A particular case of Visual Search is Person Search.

The model will be able to find a queried person, which has never been seen in the train dataset, from a gallery of images. For example a video stream of a surveillance camera can be considered as the gallery of images.

The model learns trough images of other person what are the features that determine the identity of a person (the color of the hair, the shape of the face, the length of the limbs etc.)

Person Search does person detection, re-identification. Detection is the first goal of the model, which first detects all the people. Re-identification means that the model is able to identify a person without ever having seen them.

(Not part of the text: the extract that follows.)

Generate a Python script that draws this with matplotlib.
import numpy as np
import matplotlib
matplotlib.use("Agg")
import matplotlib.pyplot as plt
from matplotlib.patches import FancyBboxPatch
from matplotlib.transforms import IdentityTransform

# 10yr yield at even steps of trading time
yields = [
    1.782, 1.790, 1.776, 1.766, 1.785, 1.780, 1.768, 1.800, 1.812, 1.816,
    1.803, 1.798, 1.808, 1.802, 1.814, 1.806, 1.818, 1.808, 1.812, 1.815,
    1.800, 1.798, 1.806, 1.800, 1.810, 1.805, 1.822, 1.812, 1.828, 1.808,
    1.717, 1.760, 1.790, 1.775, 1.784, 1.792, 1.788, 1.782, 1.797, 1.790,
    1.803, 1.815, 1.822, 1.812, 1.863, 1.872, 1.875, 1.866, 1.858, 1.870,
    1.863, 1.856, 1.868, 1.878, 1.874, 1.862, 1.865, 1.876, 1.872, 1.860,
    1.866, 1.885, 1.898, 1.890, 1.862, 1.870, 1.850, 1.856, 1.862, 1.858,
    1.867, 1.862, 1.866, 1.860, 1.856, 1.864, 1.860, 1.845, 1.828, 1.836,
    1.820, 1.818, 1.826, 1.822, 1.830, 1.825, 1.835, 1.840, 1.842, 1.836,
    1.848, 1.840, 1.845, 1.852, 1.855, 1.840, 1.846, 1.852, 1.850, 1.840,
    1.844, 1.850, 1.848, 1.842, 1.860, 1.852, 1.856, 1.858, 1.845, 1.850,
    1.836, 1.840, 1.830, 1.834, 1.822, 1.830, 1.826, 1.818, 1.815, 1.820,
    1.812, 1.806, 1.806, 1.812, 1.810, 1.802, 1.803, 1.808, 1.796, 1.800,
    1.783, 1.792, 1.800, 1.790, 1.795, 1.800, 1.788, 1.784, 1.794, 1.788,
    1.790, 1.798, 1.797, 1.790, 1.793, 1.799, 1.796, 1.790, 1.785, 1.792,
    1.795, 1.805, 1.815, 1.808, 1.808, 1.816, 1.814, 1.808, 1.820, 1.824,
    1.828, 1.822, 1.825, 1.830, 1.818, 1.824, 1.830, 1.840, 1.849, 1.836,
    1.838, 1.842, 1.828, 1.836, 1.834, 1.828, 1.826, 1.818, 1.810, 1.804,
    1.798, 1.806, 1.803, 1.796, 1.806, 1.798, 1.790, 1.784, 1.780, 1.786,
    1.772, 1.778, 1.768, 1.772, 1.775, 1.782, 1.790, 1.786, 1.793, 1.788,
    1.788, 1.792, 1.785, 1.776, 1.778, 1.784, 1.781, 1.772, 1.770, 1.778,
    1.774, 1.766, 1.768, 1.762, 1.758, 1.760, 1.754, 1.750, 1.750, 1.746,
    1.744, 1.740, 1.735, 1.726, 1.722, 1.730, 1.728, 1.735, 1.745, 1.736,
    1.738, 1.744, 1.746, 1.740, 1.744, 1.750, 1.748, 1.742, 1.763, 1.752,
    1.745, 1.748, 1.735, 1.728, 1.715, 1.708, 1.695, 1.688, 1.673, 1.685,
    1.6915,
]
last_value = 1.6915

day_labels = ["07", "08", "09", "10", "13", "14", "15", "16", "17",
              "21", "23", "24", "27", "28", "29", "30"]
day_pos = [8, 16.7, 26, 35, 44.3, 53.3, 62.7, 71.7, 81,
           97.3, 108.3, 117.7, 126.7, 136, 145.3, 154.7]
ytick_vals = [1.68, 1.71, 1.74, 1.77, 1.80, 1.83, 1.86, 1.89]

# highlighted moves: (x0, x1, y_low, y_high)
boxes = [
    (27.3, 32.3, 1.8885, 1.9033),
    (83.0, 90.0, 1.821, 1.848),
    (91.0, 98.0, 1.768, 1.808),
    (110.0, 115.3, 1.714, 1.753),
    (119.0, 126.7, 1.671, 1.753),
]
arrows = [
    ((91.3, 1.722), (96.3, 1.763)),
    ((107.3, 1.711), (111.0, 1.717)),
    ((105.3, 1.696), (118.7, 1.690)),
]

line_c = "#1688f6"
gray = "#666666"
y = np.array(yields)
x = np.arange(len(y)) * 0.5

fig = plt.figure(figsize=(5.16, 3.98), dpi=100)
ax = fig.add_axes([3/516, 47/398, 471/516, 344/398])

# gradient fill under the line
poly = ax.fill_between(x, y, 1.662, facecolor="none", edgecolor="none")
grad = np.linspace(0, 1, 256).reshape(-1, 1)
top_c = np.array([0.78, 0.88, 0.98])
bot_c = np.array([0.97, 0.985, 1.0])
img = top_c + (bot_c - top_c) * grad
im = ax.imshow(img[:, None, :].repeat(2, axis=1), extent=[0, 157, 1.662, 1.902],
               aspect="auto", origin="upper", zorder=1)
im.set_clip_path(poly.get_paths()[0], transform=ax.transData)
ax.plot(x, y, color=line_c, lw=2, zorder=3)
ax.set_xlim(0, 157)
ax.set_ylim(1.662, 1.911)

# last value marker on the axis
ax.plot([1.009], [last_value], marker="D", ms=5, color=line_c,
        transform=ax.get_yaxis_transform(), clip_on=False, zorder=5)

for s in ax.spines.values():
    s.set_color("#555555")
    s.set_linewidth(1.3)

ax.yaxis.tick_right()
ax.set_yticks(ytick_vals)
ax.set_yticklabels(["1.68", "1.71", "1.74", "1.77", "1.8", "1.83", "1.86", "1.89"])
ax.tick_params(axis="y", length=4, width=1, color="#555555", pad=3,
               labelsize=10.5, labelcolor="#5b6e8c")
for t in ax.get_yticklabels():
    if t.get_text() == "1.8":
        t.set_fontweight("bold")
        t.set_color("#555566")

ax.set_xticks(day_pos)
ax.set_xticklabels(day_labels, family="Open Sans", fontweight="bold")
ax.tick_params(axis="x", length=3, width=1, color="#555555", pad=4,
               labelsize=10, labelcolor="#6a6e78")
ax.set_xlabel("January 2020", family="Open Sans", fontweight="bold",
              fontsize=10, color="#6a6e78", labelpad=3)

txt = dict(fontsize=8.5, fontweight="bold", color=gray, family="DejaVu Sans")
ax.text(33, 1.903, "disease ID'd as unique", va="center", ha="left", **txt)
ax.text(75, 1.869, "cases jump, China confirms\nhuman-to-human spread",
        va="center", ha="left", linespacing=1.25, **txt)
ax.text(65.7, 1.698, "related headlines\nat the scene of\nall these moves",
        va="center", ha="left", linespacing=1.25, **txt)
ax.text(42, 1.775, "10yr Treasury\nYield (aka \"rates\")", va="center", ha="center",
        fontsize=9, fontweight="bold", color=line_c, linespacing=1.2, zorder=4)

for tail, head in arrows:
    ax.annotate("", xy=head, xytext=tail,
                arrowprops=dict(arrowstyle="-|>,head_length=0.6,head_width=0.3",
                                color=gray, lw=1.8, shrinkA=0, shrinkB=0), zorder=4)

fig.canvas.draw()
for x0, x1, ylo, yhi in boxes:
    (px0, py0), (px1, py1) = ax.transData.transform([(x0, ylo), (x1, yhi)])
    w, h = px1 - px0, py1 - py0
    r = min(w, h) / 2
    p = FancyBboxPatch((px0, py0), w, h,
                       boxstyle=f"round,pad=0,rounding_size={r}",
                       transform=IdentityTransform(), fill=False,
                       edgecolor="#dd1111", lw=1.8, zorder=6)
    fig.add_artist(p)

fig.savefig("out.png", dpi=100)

If you want to learn both the tasks end-to-end you would need a combination of two losses. Since this is an example of a cascade model, it’s better to first build a model for detecting people, and then a model for identifying the detected people.

Note

In general, a multi-task neural network learns in a good way if the two tasks help each other. Doing two tasks jointly has sense if those two tasks are related.

Since detection and re-identification are not related (detection just wants to find people, throwing away anything that has to do with identity), the end-to-end approach is not a good idea. This is because the parameters are shared, so you would need to achieve two very different tasks with the same set of parameters.

If you need to follow a person trough multiple cameras, you need identification, since you need to re-identify the person across the different streams. If you only have a single camera and the person never goes out of sight, you can just follow the bounding box and ignore the identity.

Note

Another way of doing long term tracking if the person goes out of sight is path forecasting. Let’s say the person passes behind an house, you can forecast the path in order to then know that the person that appears is the same person.

Person Search Architecture

In person search, you first find the bounding box of the people with a Faster R-CNN and then you pass the cropped image to the Re-ID network, which compares it with the images in the gallery. This of course is just an example of an approach.

This approach has been state of the art for a while. It uses Faster R-CNN detection network with ROI Align.

The identification network outputs an unique ID for each identity, so the same person should yield the same, or very close ID. The id is some vector. The match is the person that has the closest match with the query, using something like cosine distance between those id vectors.

The main feature of this network is that during training they found a way for efficiently storing those ID (with a lookup table), and then force the same person to have the same ID, in order for the network to learn.

Another interesting idea is to not crop the query, but use the entire image, in order to also give some importance to the context. In this way the model can contextualise the image and learn the color changes due to the time of the day, and other similar stuff. This is the idea behind the QEEPS paper.